Cafeteria Plan | No Cafeteria Plan | |
---|---|---|
Bi-weekly income | $2,000 | $2,000 |
Pretax payment to cafeteria plan | $100 | $0 |
Taxable income | $1,900 | $2,000 |
Taxes paid at 20% tax rate | $380 | $400 |
Take-home pay | $1,520 | $1,600 |
Take-home pay + cafeteria plan money available | $1,620 | $1,600 |
“I think that employees often overlook the fact that making an election to contribute to a cafeteria plan will result in a lower tax burden for them,” William Sweetnam, a legislative and technical director for Employers Council on Flexible Compensation (ECFC), told The Balance in an email interview.
“However, since they have to make the salary reduction election at the beginning of the year, an employee may be unaware of the tax benefits that he will have all through the year.”
A health care flexible spending account (FSA) is an example of a benefit offered under a cafeteria plan. A flexible spending arrangement is an employer-sponsored benefit that allows you to contribute pretax dollars to use for out-of-pocket medical or dependent care expenses.
Let’s use a health FSA as an example. During open enrollment, you specify that you want to put $3,050 (the maximum amount allowed in 2023) in your FSA for the year. That amount will be divided by the number of pay periods, and a corresponding number will be withheld from the paycheck every pay period—$117.31 if you’re paid every two weeks.
In the new plan year, the full amount you elected to withhold for the year is deposited into your account by the employer; the employer essentially fronts the account money for the next year.
The money in this account is to be used only for qualified expenses and must only be used within the plan year.
When you incur a qualified expense, you’ll submit proof of payment to the FSA account’s administrators. Reimbursement will come in the form of a check or direct deposit, depending on how your account was set up.
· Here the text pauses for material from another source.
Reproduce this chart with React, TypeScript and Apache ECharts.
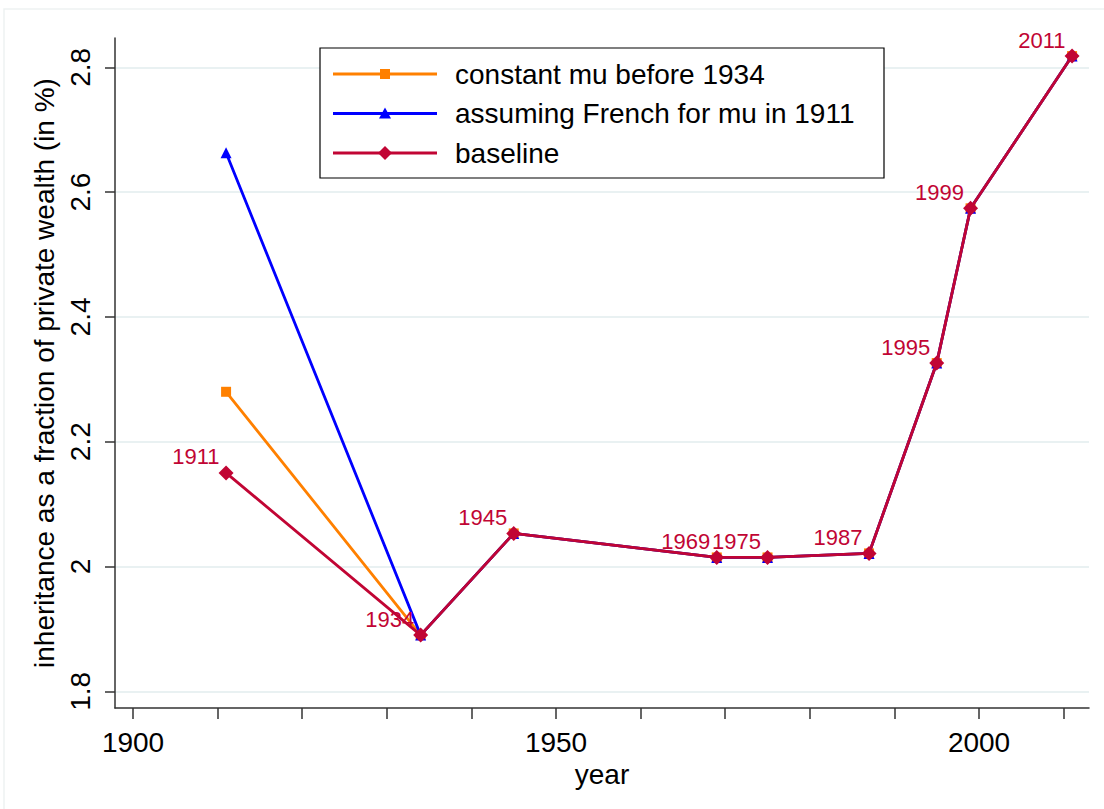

The main benefit of a cafeteria plan is its power to lessen your tax burden by providing benefit accounts for health and dependent-care expenses. If you believe you'll have medical or dependent-care expenses, putting money in this type of plan would most likely help you save.
Determining how much money you want to set aside for the year can be a challenge—one you’ll want to discuss with your benefits administrator. For plans like FSAs, if you don’t use all the money, you’ll lose it, so a cafeteria plan may be a good choice for you if you know you have qualified expenses, and how much they usually cost each year.
Cafeteria plans are available to employees, their spouses, and dependents. If your employer has one, you should be eligible to enroll when hired or during your employer’s open enrollment period.
To find specifics about the program you’re interested in, you can visit your employer’s benefit website or ask your HR representative what might be available.
Self-employed individuals are generally not eligible to set up cafeteria plans.
Employers interested in setting up a cafeteria plan for their employees can begin by adopting a written plan document, making sure employees know their plan elections are irrevocable for the plan year, and satisfying nondiscrimination requirements for the benefits provided.
No. A 401(k) is a retirement account that can be created by an employee or self-employed person. A cafeteria plan is designed to allow employees to pay for medical expenses and dependent care expenses with pre-tax dollars. The money in many types of cafeteria plans will not roll over from one year to the next.
A cafeteria plan allows employees to put tax-free money into an account that they can use to cover qualifying medical or dependent care expenses. Health savings accounts, health flexible savings accounts, and dependent flexible savings accounts are all types of cafeteria plans.